At just 40-88, they come across as a pathetic team, despite the fact that they've seen their share of injuries to key players such as Jed Lowrie and Francisco Cordero, coupled with the utter disembowelment the team underwent at the trade deadline.
Obviously, they are in the middle of a major overhaul as the team transitions from a National League ball club to an American League team in 2013.
That said, what reason do Astros fans really have to show up for the final 34 games of the season?
This past Saturday, a 50-year-old Roger Clemens toed the rubber for the independent minor league team, the Sugar Land Skeeters.
Prior to the arrival of Clemens, the Skeeters' biggest star was former two-time American League All-Star pitcher Scott Kazmir.
Everything changed when Clemens came to town. The Rocket came in and impressed everyone in 3.1 scoreless innings of work for the Skeeters.
Those on the list of impressed in attendance, Houston Astros general manager Jeff Luhnow.
Clemens saw his fastball hit 88 mph on the radar gun.
Astros owner Jim Crane has made it known that he would be open to bringing back Clemens to pitch for the Astros this season.
In doing so, Roger effectively helps out the Astros organization as well as his own cause.
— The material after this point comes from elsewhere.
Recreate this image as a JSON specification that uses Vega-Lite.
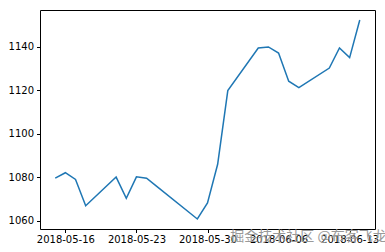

He gives fans a reason to show up to the ballpark everyday—not to say that the Juice Train isn't enough cause for excitement on a nightly basis.
The idea of Clemens coming to town would likely help to fill the stadium for at least three games, possibly even four over the remainder of the season.
To date, the Astros rank last among 16 NL teams in attendance on the season, with only 1,310,710 fans having attended Minute Maid Park in 2012.
If a deal was made today, fans could likely expect to see Clemens pitch against the Cincinnati Reds on Sunday, September 2nd.
Should the Astros look to capitalize on home-attendance opportunities, Clemens would not pitch again until September 10th against the Cubs. That could be followed up with a start on the 16th against Philadelphia, and finally, one last outing on the 23rd against Pittsburgh or the 24th against the Cardinals.
For Clemens, this could serve two purposes.
Most notably, it would reset the clock on his Hall of Fame ballot. Rather than seeing his name appear this fall for the first time, it would get pushed back five years.
The idea behind this logic is as obvious as it may seem: Hall of Fame voters may be more lenient on steroid era players five years from now.
It would also give fans the chance to have a new lasting image of Clemens.
Rather than seeing him walking out of a courtroom post congressional appeal, fans could see Roger take the mound one last time and show that age 50, he still has got it.
Could this plan backfire for both parties? Absolutely.
Might it actually be pretty brilliant? Time will have to tell.